On T.J. Stiles's "Custer's Trials: A Life on the Frontier of a New America": a Pulitzer That Deserves It

So I’ve been a fan of both (the celebrated myth of) George Armstrong Custer and the excellent historian/biographer T.J. Stiles for many years, and when these two worlds collided, it’s not surprising that I read Custer’s Trials: A Life on the Frontier of New America (2015) when it first came out last fall. The word arrived yesterday that it won this year’s Pulitzer Prize for History, and deservedly so.
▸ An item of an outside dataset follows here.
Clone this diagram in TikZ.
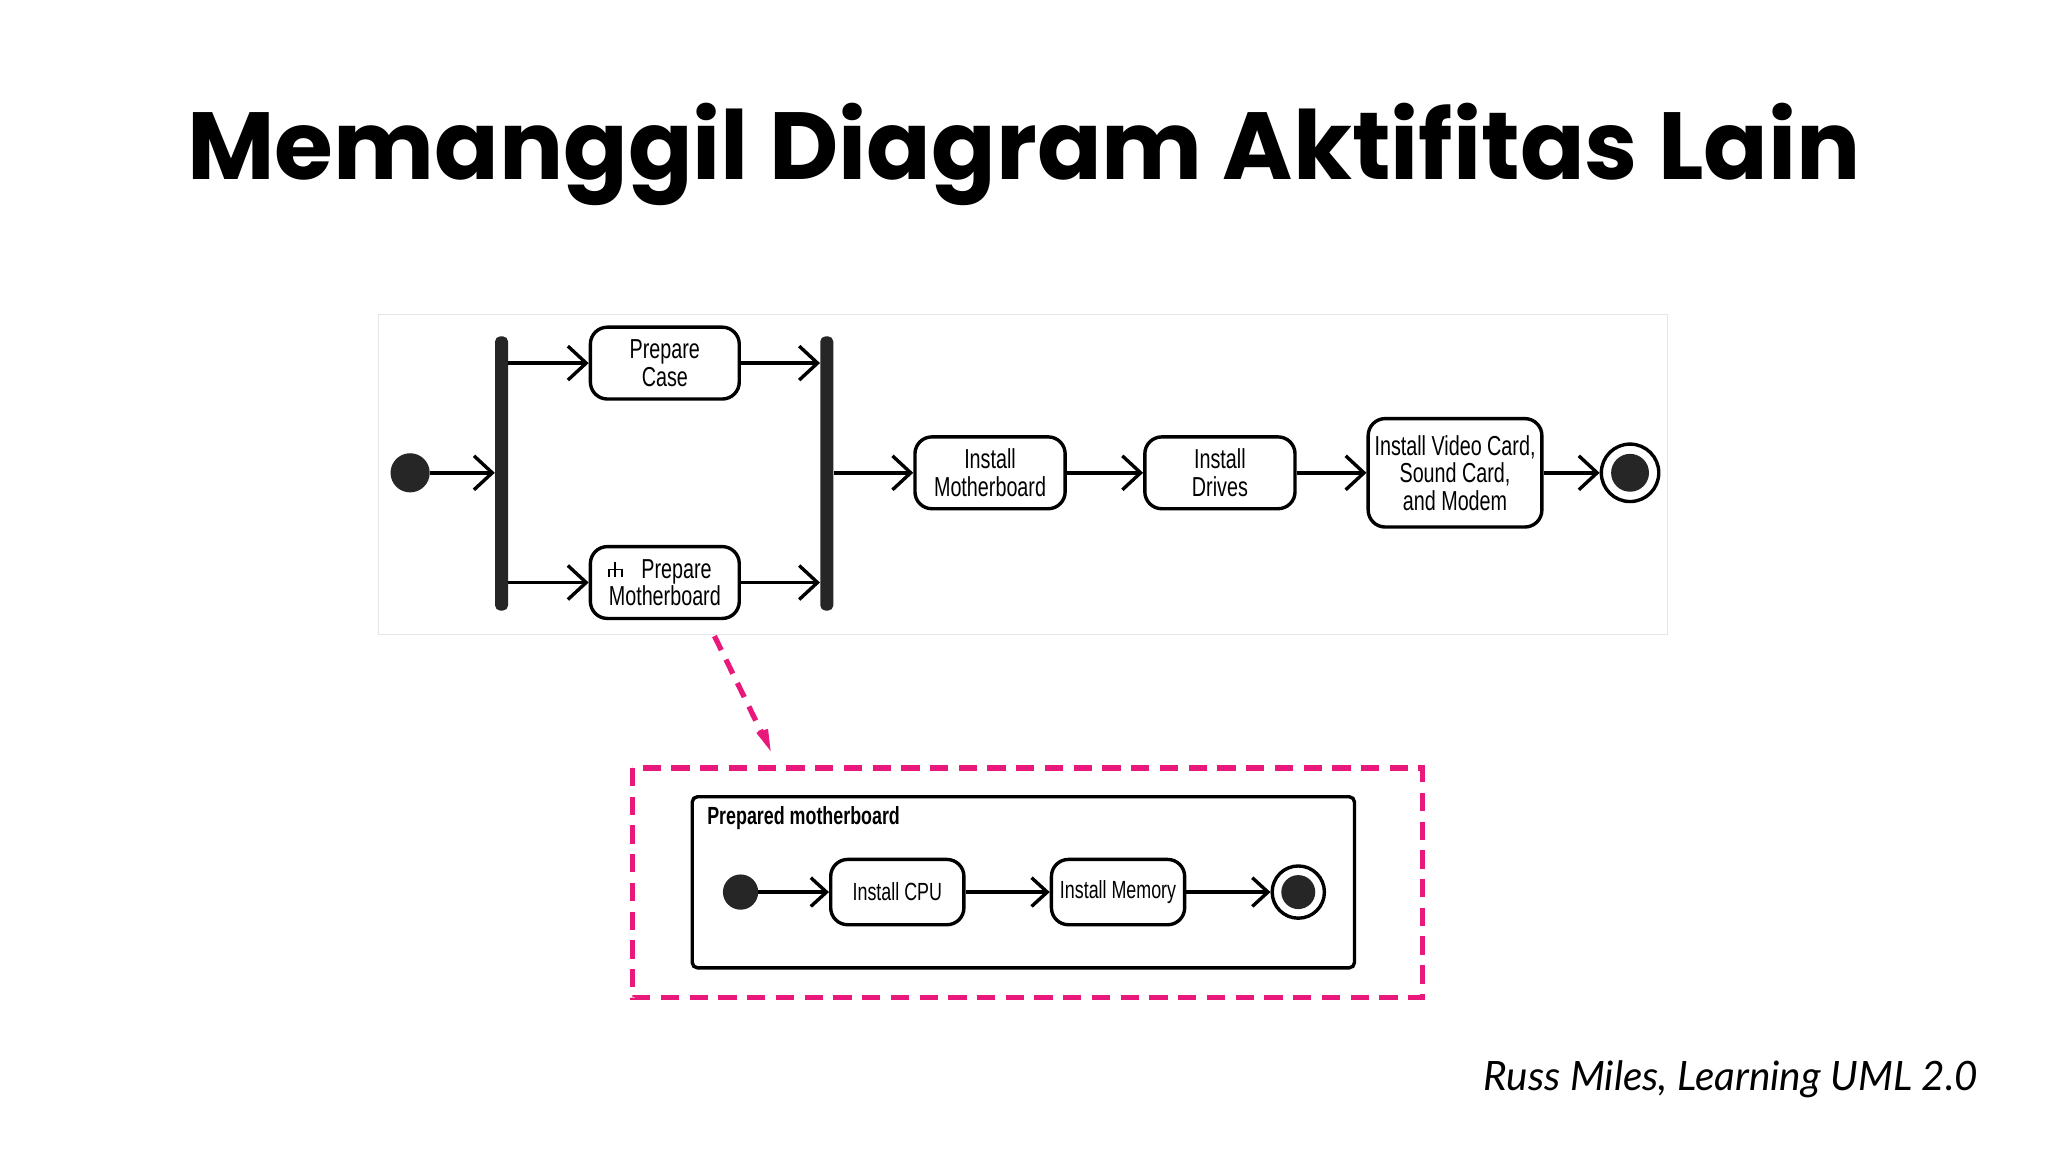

It’s a great bookend for Stiles’s Jesse James: Last Rebel of the Civil War (2002). Both mainly use their subject matter as a springboard to offer a juicy, insightful vision of the American West and the Civil War era. I’ve read a number of books about Custer, with my previous favorite being Evan S. Connell’s great Son of the Morning Star: Custer and the Little Bighorn (1984). His life has been examined and retold many times, perhaps most recently with Nathaniel Philbrick’s The Last Stand: Custer, Sitting Bull, and the Battle of the Little Bighorn (2010). That Stiles could fashion a great book from familiar material is certainly an achievement, but what’s more important: He offers a vision of the American West that overturns some of the stereotypes, and offers greater understanding. One of the truisms about Custer is that he was simply a fool, and Stiles gives him much more credit than that. Reading about Custer’s victories in the Civil War, you have to be impressed with his military skill. But he was complex. At times racist, he also showed kindness to freed slaves and fought for the Union. At times foolhardy, he was generally successful and brilliant in battle. You come away from Custer’s Trials with the feeling that the Little Bighorn was as much of an accident as a foolish mistake. But that’s just one battle—iconic though it is—and there’s much more to the story. One of the most eye-opening sections concerns the possibility of a military coup to overthrow Lincoln during the Civil War.
Now and then there are books/films that seem not to deserve their accolades, and it’s best not to dwell on those sour grapes—though, for an easy example, Jack Nicholson was robbed by not winning Best Actor for his knockout performance in Alexander Payne’s About Schmidt (2002). Stiles winning a Pulitzer for Custer’s Trials is a great example of when a book deserves its prize.